## Material to process
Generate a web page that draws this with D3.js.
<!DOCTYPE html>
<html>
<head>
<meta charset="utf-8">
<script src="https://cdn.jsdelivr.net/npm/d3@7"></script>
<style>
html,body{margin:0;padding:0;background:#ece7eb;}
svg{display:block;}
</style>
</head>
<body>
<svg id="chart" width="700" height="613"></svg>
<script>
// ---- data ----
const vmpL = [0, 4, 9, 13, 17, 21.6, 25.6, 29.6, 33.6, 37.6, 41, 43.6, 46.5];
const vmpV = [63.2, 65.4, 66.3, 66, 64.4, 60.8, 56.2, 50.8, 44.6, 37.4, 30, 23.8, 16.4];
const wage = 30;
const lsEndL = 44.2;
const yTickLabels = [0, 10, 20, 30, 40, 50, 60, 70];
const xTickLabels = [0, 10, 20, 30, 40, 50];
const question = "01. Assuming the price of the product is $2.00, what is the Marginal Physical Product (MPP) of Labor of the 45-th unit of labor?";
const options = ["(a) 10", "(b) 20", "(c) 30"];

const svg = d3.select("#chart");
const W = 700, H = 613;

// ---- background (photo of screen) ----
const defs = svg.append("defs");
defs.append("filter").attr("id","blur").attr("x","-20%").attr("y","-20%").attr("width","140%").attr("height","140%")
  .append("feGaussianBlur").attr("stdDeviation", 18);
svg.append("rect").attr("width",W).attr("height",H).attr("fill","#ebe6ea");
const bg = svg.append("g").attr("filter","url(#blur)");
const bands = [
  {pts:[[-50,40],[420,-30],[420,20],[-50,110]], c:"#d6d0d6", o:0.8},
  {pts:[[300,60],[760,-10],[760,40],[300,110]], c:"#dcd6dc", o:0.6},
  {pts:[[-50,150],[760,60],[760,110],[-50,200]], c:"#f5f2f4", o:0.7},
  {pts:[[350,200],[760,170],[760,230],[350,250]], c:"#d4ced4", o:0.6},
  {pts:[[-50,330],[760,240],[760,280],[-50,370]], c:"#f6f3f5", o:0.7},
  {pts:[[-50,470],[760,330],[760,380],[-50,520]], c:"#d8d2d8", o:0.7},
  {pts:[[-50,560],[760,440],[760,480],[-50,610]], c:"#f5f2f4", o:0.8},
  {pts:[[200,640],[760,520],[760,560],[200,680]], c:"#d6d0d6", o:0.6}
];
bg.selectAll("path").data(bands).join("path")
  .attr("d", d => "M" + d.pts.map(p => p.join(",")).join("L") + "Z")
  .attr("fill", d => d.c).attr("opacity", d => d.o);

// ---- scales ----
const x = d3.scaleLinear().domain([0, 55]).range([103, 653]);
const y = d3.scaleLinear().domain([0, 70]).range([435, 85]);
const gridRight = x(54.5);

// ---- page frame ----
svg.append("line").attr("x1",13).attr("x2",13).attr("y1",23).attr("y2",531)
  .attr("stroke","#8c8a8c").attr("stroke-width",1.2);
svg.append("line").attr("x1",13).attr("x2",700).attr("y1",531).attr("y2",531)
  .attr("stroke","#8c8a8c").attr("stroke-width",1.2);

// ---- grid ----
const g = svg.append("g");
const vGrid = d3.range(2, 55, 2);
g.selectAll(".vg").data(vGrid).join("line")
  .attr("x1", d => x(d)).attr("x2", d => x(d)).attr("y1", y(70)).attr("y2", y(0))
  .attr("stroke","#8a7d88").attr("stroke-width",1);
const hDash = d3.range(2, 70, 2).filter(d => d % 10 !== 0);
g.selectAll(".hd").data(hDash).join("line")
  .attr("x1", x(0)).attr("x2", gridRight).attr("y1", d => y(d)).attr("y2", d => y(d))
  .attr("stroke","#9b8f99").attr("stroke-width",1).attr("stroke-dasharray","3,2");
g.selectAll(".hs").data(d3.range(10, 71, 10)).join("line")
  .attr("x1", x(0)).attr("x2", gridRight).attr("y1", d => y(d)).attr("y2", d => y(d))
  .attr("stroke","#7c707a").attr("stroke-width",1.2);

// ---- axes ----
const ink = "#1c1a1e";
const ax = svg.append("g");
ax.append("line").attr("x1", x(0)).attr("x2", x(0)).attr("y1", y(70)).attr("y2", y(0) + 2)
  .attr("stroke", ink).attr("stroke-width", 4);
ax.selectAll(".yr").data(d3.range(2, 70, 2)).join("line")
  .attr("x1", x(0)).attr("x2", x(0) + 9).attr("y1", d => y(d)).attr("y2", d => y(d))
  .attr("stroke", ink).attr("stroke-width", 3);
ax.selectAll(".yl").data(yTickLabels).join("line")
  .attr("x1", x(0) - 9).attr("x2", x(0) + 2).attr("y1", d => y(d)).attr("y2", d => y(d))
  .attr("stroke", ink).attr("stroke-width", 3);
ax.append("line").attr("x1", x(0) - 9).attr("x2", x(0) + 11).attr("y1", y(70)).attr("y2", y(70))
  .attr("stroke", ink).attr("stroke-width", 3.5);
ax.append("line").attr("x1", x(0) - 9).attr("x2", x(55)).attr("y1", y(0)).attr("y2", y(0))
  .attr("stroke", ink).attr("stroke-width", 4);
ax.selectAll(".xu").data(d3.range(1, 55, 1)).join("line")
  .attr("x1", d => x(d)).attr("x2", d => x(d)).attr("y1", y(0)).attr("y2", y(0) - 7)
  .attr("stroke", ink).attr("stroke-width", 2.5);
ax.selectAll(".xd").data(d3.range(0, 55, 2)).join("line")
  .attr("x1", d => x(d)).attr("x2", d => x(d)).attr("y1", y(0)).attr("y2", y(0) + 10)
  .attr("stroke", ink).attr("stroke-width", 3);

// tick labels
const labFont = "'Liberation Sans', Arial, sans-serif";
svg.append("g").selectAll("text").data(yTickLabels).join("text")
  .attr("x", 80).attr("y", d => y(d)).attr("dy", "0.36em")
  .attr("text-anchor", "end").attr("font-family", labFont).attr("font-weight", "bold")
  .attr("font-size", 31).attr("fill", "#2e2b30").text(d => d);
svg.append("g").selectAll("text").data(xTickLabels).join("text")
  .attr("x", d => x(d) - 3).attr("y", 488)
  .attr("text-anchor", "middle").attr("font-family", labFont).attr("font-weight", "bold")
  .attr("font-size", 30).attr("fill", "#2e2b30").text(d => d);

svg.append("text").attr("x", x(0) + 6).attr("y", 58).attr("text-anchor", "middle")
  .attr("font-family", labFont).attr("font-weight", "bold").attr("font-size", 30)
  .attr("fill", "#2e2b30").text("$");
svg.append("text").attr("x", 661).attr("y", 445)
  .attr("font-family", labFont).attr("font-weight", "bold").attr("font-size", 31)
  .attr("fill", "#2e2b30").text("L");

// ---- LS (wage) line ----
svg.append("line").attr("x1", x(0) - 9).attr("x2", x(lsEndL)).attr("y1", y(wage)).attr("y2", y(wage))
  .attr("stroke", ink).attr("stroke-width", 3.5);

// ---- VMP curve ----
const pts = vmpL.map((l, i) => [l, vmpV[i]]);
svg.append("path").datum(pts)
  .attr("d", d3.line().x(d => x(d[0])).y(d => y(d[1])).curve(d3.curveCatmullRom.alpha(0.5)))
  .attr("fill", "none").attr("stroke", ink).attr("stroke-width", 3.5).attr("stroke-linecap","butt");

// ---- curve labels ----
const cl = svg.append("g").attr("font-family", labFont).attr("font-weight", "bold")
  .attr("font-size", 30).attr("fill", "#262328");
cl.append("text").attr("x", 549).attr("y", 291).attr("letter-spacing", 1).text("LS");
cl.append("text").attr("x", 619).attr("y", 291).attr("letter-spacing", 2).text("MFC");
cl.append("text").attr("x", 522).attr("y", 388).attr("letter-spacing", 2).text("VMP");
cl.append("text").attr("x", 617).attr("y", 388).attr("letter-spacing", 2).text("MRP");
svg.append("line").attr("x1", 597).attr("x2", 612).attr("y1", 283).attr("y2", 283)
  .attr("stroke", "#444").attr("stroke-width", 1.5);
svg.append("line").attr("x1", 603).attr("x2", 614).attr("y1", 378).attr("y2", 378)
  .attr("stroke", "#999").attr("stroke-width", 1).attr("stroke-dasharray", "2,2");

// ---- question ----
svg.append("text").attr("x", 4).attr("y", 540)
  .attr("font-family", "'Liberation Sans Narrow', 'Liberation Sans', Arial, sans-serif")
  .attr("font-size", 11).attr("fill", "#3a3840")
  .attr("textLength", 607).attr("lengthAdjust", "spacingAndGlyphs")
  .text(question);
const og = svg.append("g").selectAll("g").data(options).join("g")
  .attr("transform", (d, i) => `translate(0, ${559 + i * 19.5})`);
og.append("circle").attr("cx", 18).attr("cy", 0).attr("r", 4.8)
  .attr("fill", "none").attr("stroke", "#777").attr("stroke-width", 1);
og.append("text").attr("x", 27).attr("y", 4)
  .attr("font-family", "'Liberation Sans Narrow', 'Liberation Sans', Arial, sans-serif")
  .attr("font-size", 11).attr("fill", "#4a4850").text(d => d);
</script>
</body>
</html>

---

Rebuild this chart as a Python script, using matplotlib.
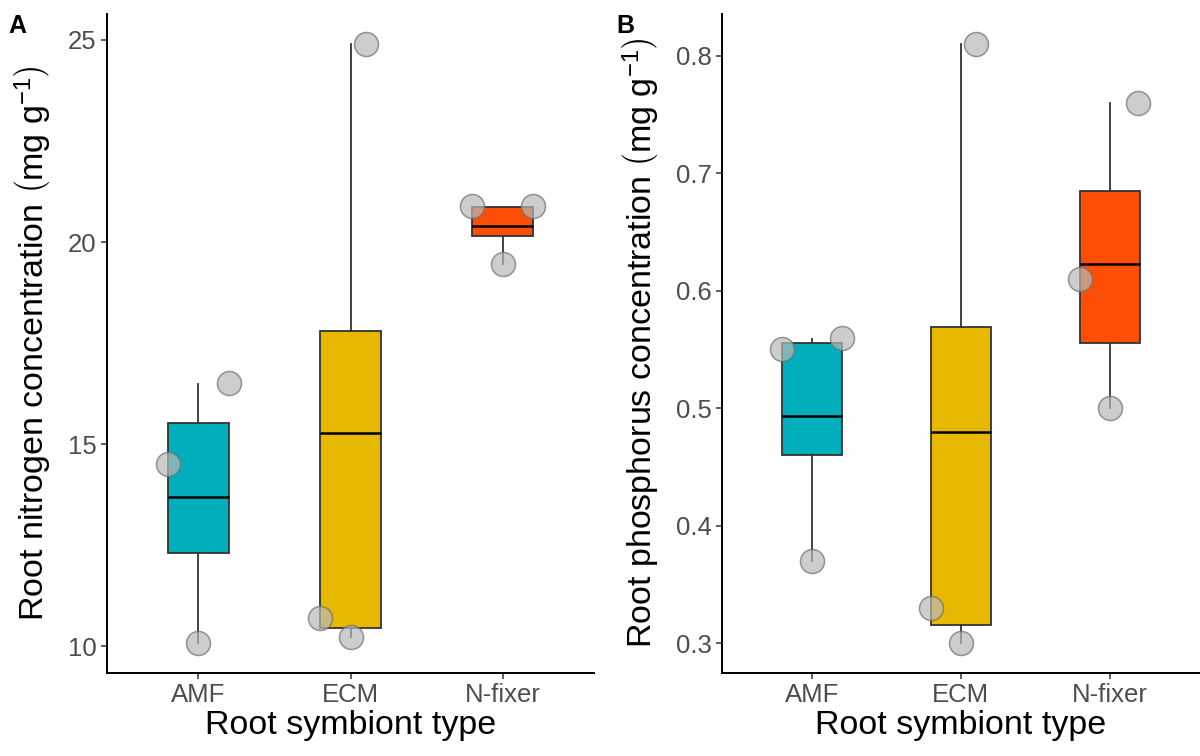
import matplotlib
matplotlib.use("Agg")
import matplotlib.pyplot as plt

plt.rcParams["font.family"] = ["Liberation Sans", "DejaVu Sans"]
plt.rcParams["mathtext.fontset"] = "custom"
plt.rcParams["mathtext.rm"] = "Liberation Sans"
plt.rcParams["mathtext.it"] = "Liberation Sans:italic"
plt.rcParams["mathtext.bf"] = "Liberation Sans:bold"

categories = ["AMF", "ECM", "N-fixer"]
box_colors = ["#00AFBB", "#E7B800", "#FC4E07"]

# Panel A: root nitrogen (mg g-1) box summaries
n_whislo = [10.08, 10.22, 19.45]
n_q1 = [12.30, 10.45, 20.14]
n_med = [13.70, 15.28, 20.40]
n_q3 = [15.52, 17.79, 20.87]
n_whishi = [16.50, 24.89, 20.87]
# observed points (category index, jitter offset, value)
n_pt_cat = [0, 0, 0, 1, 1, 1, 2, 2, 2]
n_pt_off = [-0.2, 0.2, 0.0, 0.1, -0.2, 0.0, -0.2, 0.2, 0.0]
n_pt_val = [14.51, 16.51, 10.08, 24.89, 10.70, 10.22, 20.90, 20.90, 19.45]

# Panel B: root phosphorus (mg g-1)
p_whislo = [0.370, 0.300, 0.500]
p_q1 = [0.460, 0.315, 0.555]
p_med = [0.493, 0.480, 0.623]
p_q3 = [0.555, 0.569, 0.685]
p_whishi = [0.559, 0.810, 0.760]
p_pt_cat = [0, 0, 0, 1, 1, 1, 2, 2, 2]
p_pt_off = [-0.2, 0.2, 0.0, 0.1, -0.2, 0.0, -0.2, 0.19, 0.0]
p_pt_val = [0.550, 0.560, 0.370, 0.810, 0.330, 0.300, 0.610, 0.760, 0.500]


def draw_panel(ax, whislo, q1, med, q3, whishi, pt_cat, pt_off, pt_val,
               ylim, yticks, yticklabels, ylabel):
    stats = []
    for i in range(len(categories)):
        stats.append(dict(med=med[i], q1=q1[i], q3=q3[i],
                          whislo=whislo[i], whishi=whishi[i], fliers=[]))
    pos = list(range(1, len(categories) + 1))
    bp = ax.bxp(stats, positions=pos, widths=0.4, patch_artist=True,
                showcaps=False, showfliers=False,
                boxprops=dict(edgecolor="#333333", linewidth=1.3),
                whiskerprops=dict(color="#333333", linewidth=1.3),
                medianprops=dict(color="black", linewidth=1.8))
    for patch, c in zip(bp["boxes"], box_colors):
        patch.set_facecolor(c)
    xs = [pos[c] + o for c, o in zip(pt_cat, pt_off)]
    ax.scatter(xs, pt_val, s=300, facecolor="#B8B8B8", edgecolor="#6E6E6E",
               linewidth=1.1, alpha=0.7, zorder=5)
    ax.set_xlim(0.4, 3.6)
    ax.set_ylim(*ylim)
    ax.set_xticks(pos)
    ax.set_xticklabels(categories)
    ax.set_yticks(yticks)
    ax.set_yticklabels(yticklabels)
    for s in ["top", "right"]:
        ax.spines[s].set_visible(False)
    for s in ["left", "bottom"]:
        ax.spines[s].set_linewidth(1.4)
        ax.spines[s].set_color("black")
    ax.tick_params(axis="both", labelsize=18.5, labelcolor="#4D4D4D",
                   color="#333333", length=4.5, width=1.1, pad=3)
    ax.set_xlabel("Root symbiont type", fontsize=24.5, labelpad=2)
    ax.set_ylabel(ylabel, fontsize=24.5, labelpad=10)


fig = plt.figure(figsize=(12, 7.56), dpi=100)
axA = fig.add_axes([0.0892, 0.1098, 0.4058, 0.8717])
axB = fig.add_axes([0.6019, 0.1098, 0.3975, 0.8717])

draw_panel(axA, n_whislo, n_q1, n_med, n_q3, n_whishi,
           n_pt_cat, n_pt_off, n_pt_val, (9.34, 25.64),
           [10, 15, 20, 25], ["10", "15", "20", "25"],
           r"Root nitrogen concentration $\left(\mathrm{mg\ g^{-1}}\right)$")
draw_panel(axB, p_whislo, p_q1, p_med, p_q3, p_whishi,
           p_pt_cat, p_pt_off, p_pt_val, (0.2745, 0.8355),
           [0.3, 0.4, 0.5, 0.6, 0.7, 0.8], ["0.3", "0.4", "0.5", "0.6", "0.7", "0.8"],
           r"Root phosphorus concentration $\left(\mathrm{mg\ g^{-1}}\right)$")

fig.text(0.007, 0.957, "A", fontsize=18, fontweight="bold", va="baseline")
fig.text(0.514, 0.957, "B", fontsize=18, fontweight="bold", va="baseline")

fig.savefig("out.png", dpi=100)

==

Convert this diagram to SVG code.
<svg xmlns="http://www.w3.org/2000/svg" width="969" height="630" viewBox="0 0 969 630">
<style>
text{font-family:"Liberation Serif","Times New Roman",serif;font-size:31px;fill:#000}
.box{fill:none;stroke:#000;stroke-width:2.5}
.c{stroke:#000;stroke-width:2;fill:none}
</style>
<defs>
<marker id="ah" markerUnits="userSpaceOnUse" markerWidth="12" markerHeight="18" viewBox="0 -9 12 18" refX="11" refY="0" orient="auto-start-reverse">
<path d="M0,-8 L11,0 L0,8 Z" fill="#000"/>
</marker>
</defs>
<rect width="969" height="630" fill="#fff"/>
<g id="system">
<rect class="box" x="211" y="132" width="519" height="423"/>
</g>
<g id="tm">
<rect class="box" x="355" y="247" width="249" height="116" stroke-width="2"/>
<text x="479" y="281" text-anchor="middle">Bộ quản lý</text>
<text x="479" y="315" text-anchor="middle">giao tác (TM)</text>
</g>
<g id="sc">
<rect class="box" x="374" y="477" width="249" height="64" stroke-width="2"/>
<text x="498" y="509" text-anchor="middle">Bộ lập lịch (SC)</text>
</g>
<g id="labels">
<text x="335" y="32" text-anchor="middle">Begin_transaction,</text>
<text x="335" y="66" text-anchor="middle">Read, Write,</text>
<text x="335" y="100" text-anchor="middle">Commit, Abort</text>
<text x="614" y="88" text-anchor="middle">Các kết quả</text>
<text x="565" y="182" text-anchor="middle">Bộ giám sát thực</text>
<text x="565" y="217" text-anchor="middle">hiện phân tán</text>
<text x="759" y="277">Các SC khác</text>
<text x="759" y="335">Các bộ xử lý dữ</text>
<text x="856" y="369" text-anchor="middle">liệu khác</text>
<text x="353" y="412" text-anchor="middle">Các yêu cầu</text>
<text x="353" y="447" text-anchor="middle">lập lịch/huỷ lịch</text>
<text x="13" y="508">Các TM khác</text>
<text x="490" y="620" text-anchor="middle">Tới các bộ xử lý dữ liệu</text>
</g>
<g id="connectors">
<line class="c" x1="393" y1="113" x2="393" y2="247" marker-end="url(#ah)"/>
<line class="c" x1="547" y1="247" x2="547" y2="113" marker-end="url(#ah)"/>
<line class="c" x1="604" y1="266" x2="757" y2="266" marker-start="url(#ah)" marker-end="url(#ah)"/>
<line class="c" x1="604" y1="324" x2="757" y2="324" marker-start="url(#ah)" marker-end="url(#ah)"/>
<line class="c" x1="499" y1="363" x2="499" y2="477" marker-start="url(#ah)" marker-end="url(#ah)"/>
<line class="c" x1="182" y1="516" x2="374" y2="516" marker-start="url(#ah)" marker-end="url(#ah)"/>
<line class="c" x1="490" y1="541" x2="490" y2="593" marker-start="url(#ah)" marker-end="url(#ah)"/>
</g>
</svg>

## Required task
All lines above from the one containing "Rebuild this chart" through the one containing "0.610, 0.760, 0.500]" are to be quoted exactly, and only those; pictures are left out.

## Correct response
Rebuild this chart as a Python script, using matplotlib.
import matplotlib
matplotlib.use("Agg")
import matplotlib.pyplot as plt

plt.rcParams["font.family"] = ["Liberation Sans", "DejaVu Sans"]
plt.rcParams["mathtext.fontset"] = "custom"
plt.rcParams["mathtext.rm"] = "Liberation Sans"
plt.rcParams["mathtext.it"] = "Liberation Sans:italic"
plt.rcParams["mathtext.bf"] = "Liberation Sans:bold"

categories = ["AMF", "ECM", "N-fixer"]
box_colors = ["#00AFBB", "#E7B800", "#FC4E07"]

# Panel A: root nitrogen (mg g-1) box summaries
n_whislo = [10.08, 10.22, 19.45]
n_q1 = [12.30, 10.45, 20.14]
n_med = [13.70, 15.28, 20.40]
n_q3 = [15.52, 17.79, 20.87]
n_whishi = [16.50, 24.89, 20.87]
# observed points (category index, jitter offset, value)
n_pt_cat = [0, 0, 0, 1, 1, 1, 2, 2, 2]
n_pt_off = [-0.2, 0.2, 0.0, 0.1, -0.2, 0.0, -0.2, 0.2, 0.0]
n_pt_val = [14.51, 16.51, 10.08, 24.89, 10.70, 10.22, 20.90, 20.90, 19.45]

# Panel B: root phosphorus (mg g-1)
p_whislo = [0.370, 0.300, 0.500]
p_q1 = [0.460, 0.315, 0.555]
p_med = [0.493, 0.480, 0.623]
p_q3 = [0.555, 0.569, 0.685]
p_whishi = [0.559, 0.810, 0.760]
p_pt_cat = [0, 0, 0, 1, 1, 1, 2, 2, 2]
p_pt_off = [-0.2, 0.2, 0.0, 0.1, -0.2, 0.0, -0.2, 0.19, 0.0]
p_pt_val = [0.550, 0.560, 0.370, 0.810, 0.330, 0.300, 0.610, 0.760, 0.500]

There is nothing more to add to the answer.